# [GOAL OF THE EXERCISE]
Set down the data below without change, skipping the pictures it holds.

# [RECORDED INFORMATION]
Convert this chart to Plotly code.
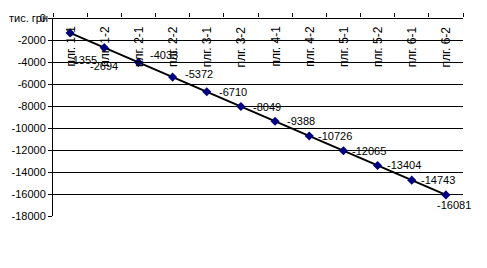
import plotly.graph_objects as go

categories = ["плг. 1-1", "плг. 1-2", "плг. 2-1", "плг. 2-2", "плг. 3-1", "плг. 3-2",
              "плг. 4-1", "плг. 4-2", "плг. 5-1", "плг. 5-2", "плг. 6-1", "плг. 6-2"]
values = [-1355, -2694, -4033, -5372, -6710, -8049, -9388, -10726, -12065, -13404, -14743, -16081]
y_ticks = [0, -2000, -4000, -6000, -8000, -10000, -12000, -14000, -16000, -18000]
y_title = "тис. грн"

# label offsets in pixels (style only)
label_dx = [13, 0, 26, 26, 26, 26, 26, 26, 26, 26, 26, 8]
label_dy = [-27, -18, 7, 3, 0, 0, 0, 0, 0, 0, 0, -10]

FONT = "Liberation Sans, Arial, sans-serif"

fig = go.Figure()
fig.add_trace(go.Scatter(
    x=categories, y=values, mode="lines+markers",
    line=dict(color="black", width=2),
    marker=dict(symbol="diamond", size=7, color="#000080"),
    showlegend=False, cliponaxis=False,
))

annotations = []
for c, v, dx, dy in zip(categories, values, label_dx, label_dy):
    annotations.append(dict(x=c, y=v, xref="x", yref="y", text=str(v), showarrow=False,
                            xshift=dx, yshift=dy, font=dict(family=FONT, size=11, color="black")))
for c in categories:
    annotations.append(dict(x=c, y=0, xref="x", yref="y", text=c, showarrow=False,
                            textangle=-90, yanchor="top", xanchor="center", yshift=-6,
                            font=dict(family=FONT, size=12, color="black")))
annotations.append(dict(x=-0.112, y=1.0, xref="paper", yref="paper", text=y_title,
                        showarrow=False, xanchor="left", yanchor="middle",
                        font=dict(family=FONT, size=11, color="black")))

fig.update_layout(
    width=487, height=268,
    margin=dict(l=53, r=24, t=16, b=52),
    paper_bgcolor="white", plot_bgcolor="white",
    font=dict(family=FONT, size=11, color="black"),
    xaxis=dict(type="category", side="top", range=[-0.5, 11.5], showticklabels=False,
               ticks="outside", ticklen=4, tickcolor="black", tickson="boundaries",
               showgrid=False, showline=False, zeroline=False),
    yaxis=dict(range=[-18000, 0], tickvals=y_ticks, ticktext=[str(t) for t in y_ticks],
               showgrid=True, gridcolor="black", gridwidth=1,
               zeroline=True, zerolinecolor="black", zerolinewidth=1,
               showline=True, linecolor="black", linewidth=1,
               ticks="outside", ticklen=4, tickcolor="black",
               tickfont=dict(family=FONT, size=11, color="black")),
    annotations=annotations,
)

fig.write_html("out.html")
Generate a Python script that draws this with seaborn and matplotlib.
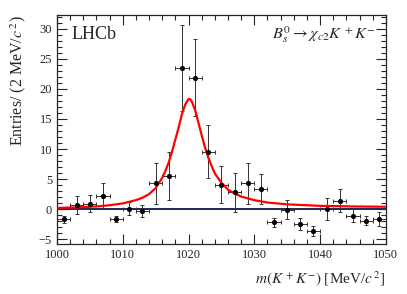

# [WRITTEN RESPONSE]
Convert this chart to Plotly code.
import plotly.graph_objects as go

categories = ["плг. 1-1", "плг. 1-2", "плг. 2-1", "плг. 2-2", "плг. 3-1", "плг. 3-2",
              "плг. 4-1", "плг. 4-2", "плг. 5-1", "плг. 5-2", "плг. 6-1", "плг. 6-2"]
values = [-1355, -2694, -4033, -5372, -6710, -8049, -9388, -10726, -12065, -13404, -14743, -16081]
y_ticks = [0, -2000, -4000, -6000, -8000, -10000, -12000, -14000, -16000, -18000]
y_title = "тис. грн"

# label offsets in pixels (style only)
label_dx = [13, 0, 26, 26, 26, 26, 26, 26, 26, 26, 26, 8]
label_dy = [-27, -18, 7, 3, 0, 0, 0, 0, 0, 0, 0, -10]

FONT = "Liberation Sans, Arial, sans-serif"

fig = go.Figure()
fig.add_trace(go.Scatter(
    x=categories, y=values, mode="lines+markers",
    line=dict(color="black", width=2),
    marker=dict(symbol="diamond", size=7, color="#000080"),
    showlegend=False, cliponaxis=False,
))

annotations = []
for c, v, dx, dy in zip(categories, values, label_dx, label_dy):
    annotations.append(dict(x=c, y=v, xref="x", yref="y", text=str(v), showarrow=False,
                            xshift=dx, yshift=dy, font=dict(family=FONT, size=11, color="black")))
for c in categories:
    annotations.append(dict(x=c, y=0, xref="x", yref="y", text=c, showarrow=False,
                            textangle=-90, yanchor="top", xanchor="center", yshift=-6,
                            font=dict(family=FONT, size=12, color="black")))
annotations.append(dict(x=-0.112, y=1.0, xref="paper", yref="paper", text=y_title,
                        showarrow=False, xanchor="left", yanchor="middle",
                        font=dict(family=FONT, size=11, color="black")))

fig.update_layout(
    width=487, height=268,
    margin=dict(l=53, r=24, t=16, b=52),
    paper_bgcolor="white", plot_bgcolor="white",
    font=dict(family=FONT, size=11, color="black"),
    xaxis=dict(type="category", side="top", range=[-0.5, 11.5], showticklabels=False,
               ticks="outside", ticklen=4, tickcolor="black", tickson="boundaries",
               showgrid=False, showline=False, zeroline=False),
    yaxis=dict(range=[-18000, 0], tickvals=y_ticks, ticktext=[str(t) for t in y_ticks],
               showgrid=True, gridcolor="black", gridwidth=1,
               zeroline=True, zerolinecolor="black", zerolinewidth=1,
               showline=True, linecolor="black", linewidth=1,
               ticks="outside", ticklen=4, tickcolor="black",
               tickfont=dict(family=FONT, size=11, color="black")),
    annotations=annotations,
)

fig.write_html("out.html")
Generate a Python script that draws this with seaborn and matplotlib.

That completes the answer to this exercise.